Letters to Nature

Nature 434, 1138-1143 (28 April 2005) | doi:10.1038/nature03491; Received 15 October 2004; Accepted 17 February 2005

IKKalpha limits macrophage NF-kappaB activation and contributes to the resolution of inflammation

Toby Lawrence1,3,4, Magali Bebien1,3, George Y. Liu2, Victor Nizet2 & Michael Karin1

  1. Laboratory of Gene Regulation and Signal Transduction, Department of Pharmacology, and
  2. Division of Paediatric Infectious Diseases, School of Medicine, University of California San Diego, 9500 Gilman Drive, California 92093, USA
  3. *These authors contributed equally to this work
  4. †Present address: Kennedy Institute of Rheumatology Division, Faculty of Medicine, Imperial College, 1 Aspenlea Road, London W6 8LH, UK

Correspondence to: Toby Lawrence1,3,4 Correspondence and requests for materials should be addressed to T.L. (Email: t.lawrence@imperial.ac.uk).

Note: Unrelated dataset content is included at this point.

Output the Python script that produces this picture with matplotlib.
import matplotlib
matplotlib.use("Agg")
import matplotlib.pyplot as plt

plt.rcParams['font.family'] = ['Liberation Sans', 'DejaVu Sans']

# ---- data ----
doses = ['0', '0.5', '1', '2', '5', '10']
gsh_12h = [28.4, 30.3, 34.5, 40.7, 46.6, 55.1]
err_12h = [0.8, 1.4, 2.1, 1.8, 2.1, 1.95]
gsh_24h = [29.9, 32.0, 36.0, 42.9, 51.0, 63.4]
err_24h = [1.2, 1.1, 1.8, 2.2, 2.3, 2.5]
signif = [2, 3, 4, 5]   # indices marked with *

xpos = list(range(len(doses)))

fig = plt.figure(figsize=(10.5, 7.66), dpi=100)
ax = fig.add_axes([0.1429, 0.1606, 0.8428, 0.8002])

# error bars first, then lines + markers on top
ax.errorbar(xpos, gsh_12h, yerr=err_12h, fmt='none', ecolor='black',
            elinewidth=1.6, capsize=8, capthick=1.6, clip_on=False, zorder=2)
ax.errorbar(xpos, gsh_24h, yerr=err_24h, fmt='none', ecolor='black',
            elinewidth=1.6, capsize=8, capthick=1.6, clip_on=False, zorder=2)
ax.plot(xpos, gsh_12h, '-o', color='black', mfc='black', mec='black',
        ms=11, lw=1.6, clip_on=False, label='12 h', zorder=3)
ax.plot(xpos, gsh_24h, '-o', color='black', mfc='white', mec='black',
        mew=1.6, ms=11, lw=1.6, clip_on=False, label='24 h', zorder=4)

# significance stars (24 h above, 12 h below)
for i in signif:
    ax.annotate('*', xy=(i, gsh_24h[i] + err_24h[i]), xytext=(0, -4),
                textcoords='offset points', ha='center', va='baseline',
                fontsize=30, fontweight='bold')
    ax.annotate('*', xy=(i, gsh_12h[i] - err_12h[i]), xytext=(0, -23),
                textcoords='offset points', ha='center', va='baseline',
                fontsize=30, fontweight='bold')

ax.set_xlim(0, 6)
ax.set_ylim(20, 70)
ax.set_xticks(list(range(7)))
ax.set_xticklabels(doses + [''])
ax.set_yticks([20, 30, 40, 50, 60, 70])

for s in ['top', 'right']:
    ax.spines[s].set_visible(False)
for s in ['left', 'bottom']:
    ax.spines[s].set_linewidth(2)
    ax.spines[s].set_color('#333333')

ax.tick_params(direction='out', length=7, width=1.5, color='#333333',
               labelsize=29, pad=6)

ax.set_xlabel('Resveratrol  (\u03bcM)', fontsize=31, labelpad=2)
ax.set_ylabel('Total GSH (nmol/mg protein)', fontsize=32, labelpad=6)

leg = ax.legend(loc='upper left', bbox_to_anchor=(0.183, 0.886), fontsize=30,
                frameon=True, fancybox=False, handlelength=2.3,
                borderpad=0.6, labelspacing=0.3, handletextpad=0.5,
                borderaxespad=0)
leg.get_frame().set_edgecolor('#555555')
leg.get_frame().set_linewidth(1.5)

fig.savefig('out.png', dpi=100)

Inflammation and innate immunity involve signalling pathways leading to the production of inflammatory mediators. Usually such responses are self-limiting, but aberrant resolution of inflammation results in chronic diseases1. Much attention has focused on pro-inflammatory signalling but little is known about the mechanisms that resolve inflammation. The IkappaB kinase (IKK) complex contains two catalytic subunits, IKKalpha and IKKbeta, and controls the activation of NF-kappaB transcription factors, which play a pivotal role in inflammation2. Ample evidence indicates that IKKbeta mediates NF-kappaB activation in response to pro-inflammatory cytokines and microbial products. IKKalpha regulates an alternative pathway important for lymphoid organogenesis2, but the role of IKKalpha in inflammation is unknown. Here we describe a new role for IKKalpha in the negative regulation of macrophage activation and inflammation. IKKalpha contributes to suppression of NF-kappaB activity by accelerating both the turnover of the NF-kappaB subunits RelA and c-Rel, and their removal from pro-inflammatory gene promoters. Inactivation of IKKalpha in mice enhances inflammation and bacterial clearance. Hence, the two IKK catalytic subunits have evolved opposing but complimentary roles needed for the intricate control of inflammation and innate immunity.